I felt the time had come to deal with my own culture’s soul woundedness, to which it systemically is blind. The continuing task is to find those people who genuinely are seeking a new story, regardless, and also who want to know the backstory to how Western culture arrived at this moment.

The hope resides, always, in each and every human being, across generations, who similarly recognizes the Western world’s broken covenant with Nature and Spirit, and who is willing to collaborate across cultures to mend it. Please read my previous blogs written on May 3rd about ancient environmental wisdom and May 14th about unearthing the feminine, for a few insights about why and how mending that covenant is possible.

So the meltdown in the sacred closing circle at SCI was a healing moment. Grief that had been welling up in me, that I had not permitted myself to feel in the wake of a number of unexpected losses – work prospects and certain lifelong friendships formerly cherished – spilled over.

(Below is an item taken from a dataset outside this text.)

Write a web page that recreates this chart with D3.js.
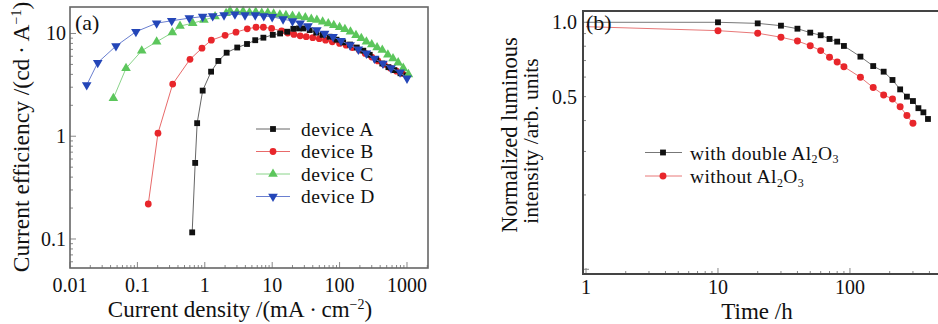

I wept for what I had perceived as the wider world’s refusal of my boon, that is, service to humanity and wisdom that I have wanted to impart. Nevertheless, I never will give up on myself, nor my love and compassion to care about fellow human beings and to challenge the stupidity that threatens planetary life.

SCI was a pivotal moment for me. I took ownership of my grief, and expressed it, dramatically imploring Spirit to send me a sign about why I am here on this earth.

Grief is an honourable emotion, too often repressed in Western culture. Releasing it opens the chakras and calms the spirit, freeing the energy to go forth, once again, into the light.